星野仁彦『発達障害に気づかない大人たち』(祥伝社新書,2010年)を読んだ.

発達障害というと相当幅広い疾患群を指すけれど,これらは神経学的基盤を持っていること,有病率が高いこと,他の疾患と同様に遺伝的素因に左右されるが遺伝だけからくるものではないこと,特にADHDについてはメチルフェニデートによる薬物療法が有効であること,適切な治療がなされなければ二次障害を併発するリスクがあることなどを解説している.著者の専門がADHDだからなのか,LDやPDD方面の解説は薄い.

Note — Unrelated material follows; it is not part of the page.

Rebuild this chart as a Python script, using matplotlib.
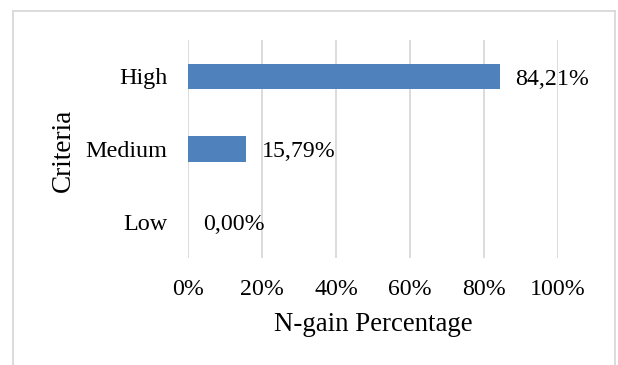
import matplotlib
matplotlib.use("Agg")
import matplotlib.pyplot as plt
from matplotlib.lines import Line2D

categories = ["Low", "Medium", "High"]
values = [0.00, 15.79, 84.21]
value_labels = ["0,00%", "15,79%", "84,21%"]
xticks = [0, 20, 40, 60, 80, 100]
xtick_labels = ["0%", "20%", "40%", "60%", "80%", "100%"]

plt.rcParams["font.family"] = ["Liberation Serif", "DejaVu Serif"]

W, H = 618, 365
fig = plt.figure(figsize=(W / 100, H / 100), dpi=100)
ax = fig.add_axes([188 / W, 1 - 258 / H, (558 - 188) / W, (258 - 40) / H])

ax.barh(range(len(categories)), values, height=0.35, color="#4F81BD", zorder=3)
for i, (v, lab) in enumerate(zip(values, value_labels)):
    ax.annotate(lab, (v, i), xytext=(11, -2), textcoords="offset points",
                va="center", ha="left", fontsize=17.2, color="black")

ax.set_xlim(0, 100)
ax.set_ylim(-0.5, 2.5)
ax.set_xticks(xticks)
ax.set_xticklabels(xtick_labels, fontsize=17.2)
ax.set_yticks(range(len(categories)))
ax.set_yticklabels(categories, fontsize=17.4)
ax.tick_params(axis="both", length=0)
ax.tick_params(axis="x", pad=15)
ax.tick_params(axis="y", pad=15)
ax.grid(axis="x", color="#D9D9D9", linewidth=1.3, zorder=0)
for s in ax.spines.values():
    s.set_visible(False)

ax.set_xlabel("N-gain Percentage", fontsize=19.4, labelpad=9)
fig.text(63 / W, 1 - 150 / H, "Criteria", rotation=90, fontsize=19.6,
         ha="center", va="center")

# outer chart frame
frame_kw = dict(color="#D9D9D9", linewidth=1.3, transform=fig.transFigure)
fig.add_artist(Line2D([13 / W, 13 / W], [0, 1 - 11 / H], **frame_kw))
fig.add_artist(Line2D([13 / W, 615 / W], [1 - 11 / H, 1 - 11 / H], **frame_kw))
fig.add_artist(Line2D([615 / W, 615 / W], [0, 1 - 11 / H], **frame_kw))

fig.savefig("out.png", dpi=100)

ADHDというと,教師の言うことを聞けない・暴力を振るう男子という印象があるけれど,これは多動性・衝動性優位型として分類され,ほかに不注意優勢型というものもあって,こちらは男子のみならず女子にもしばしばみられるという.自動車学校で初めての路上教習のときに人をひきそうになり,教官に「一生運転するな」と言われたという記述には迫真性がある.

しかし,白血病などの疾患が細分化され原因の特定が進んでいったのに対し,発達障害の研究はまだまだこれからといった印象を受けた.疾患の記述ができただけ一歩前進だけれど,専門とする医師が少ないので実際に診療を受けるのは決して容易ではないはず.薬物療法も往時のリウマチの金療法のようなレベルのようにも見受けられると言ったら怒られるだろうか.